In 1946, Emil was hired by Princeton University, and the Artins moved to Princeton, New Jersey. They divorced in 1958, after which Emil Artin returned to Hamburg. Natasha Artin remarried in 1960. Her second husband was composer Mark Brunswick.

She lived in Princeton until her death in 2003.

== Work as a mathematics editor ==
After her move to Princeton, Natascha Artin joined the group around Richard Courant at the mathematics department of New York University. She became the technical editor of the journal Communications on Pure and Applied Mathematics, founded at the Courant Institute of Mathematical Sciences in 1948, and in 1956 became the primary translation editor for the journal Theory of Probability and Its Applications, a position she held until 1989. In recognition of her long-standing membership of over 50 years, she was made an Honorary Member of the American Mathematical Society.

== Work as photographer ==
Artin Brunswick never saw herself as a professional photographer.
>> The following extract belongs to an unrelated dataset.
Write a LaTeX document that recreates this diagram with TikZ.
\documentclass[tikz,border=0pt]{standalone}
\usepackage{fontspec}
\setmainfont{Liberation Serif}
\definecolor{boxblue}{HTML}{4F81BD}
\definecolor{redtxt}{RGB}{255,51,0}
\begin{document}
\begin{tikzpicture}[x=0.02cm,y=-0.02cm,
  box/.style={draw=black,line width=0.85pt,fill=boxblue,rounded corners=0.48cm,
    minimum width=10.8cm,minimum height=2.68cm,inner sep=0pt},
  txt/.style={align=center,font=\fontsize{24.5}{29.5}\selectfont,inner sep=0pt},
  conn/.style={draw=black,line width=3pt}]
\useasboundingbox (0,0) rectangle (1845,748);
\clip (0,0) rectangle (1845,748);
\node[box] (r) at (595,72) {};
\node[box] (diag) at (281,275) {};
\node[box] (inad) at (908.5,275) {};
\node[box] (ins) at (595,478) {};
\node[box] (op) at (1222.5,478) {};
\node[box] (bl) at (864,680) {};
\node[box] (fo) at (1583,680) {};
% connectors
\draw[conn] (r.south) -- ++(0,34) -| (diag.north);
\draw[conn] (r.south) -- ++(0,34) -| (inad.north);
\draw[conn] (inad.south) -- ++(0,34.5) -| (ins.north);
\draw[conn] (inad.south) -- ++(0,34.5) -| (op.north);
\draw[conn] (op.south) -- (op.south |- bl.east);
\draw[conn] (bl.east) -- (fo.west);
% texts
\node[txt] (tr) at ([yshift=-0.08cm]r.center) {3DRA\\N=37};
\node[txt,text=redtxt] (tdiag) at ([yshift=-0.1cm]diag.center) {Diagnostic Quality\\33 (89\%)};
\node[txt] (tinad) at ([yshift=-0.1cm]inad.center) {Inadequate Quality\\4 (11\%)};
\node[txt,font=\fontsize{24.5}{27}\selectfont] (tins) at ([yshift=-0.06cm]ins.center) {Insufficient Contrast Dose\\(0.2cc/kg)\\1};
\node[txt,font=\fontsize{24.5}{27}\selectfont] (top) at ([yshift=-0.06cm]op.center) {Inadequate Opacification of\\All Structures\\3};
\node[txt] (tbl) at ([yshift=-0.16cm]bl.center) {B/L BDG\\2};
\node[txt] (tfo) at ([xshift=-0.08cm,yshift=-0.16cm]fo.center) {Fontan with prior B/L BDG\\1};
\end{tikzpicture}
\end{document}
She considered it a "private passion, nevertheless, it was a bit more than just taking snapshots."

After they married in 1929, Emil Artin, who shared her passion for photography, presented her as a gift a precious Leica compact camera. She was encouraged in her photography by the painter Heinrich Stegemann, a family friend. She first took pictures of family members, friends, and landscapes, but later explored Hamburg and photographed scenes such as the Port of Hamburg, the Jungfernstieg, and the main railway station. She was particularly interested in architecture, and, influenced by the ideas of the Bauhaus, preferred clear, bright lines in her photographs.

As she was classified an enemy alien during World War II, her camera was provisionally confiscated by police in 1942. By the time it was returned to her, she had lost her passion for photography. Her prints from the time in Hamburg, however, survived through her emigration. Her son Tom rediscovered them about forty years later in a cabinet. He recognized their importance and contacted galleries in Hamburg. Artin Brunswick's photographs were first shown at the Kunstgenuss gallery in Hamburg-Eppendorf in 1999. In 2001, the Museum für Kunst und Gewerbe organized an exhibition of 227 original prints under the title Hamburg, As I Saw It. Photographs from the 1920s and 30s. Despite her advanced age of 91 years, Natascha Brunswick took the trip from New York to attend the opening. The museum now holds 230 original prints; the negatives are in the possession of the Artin family.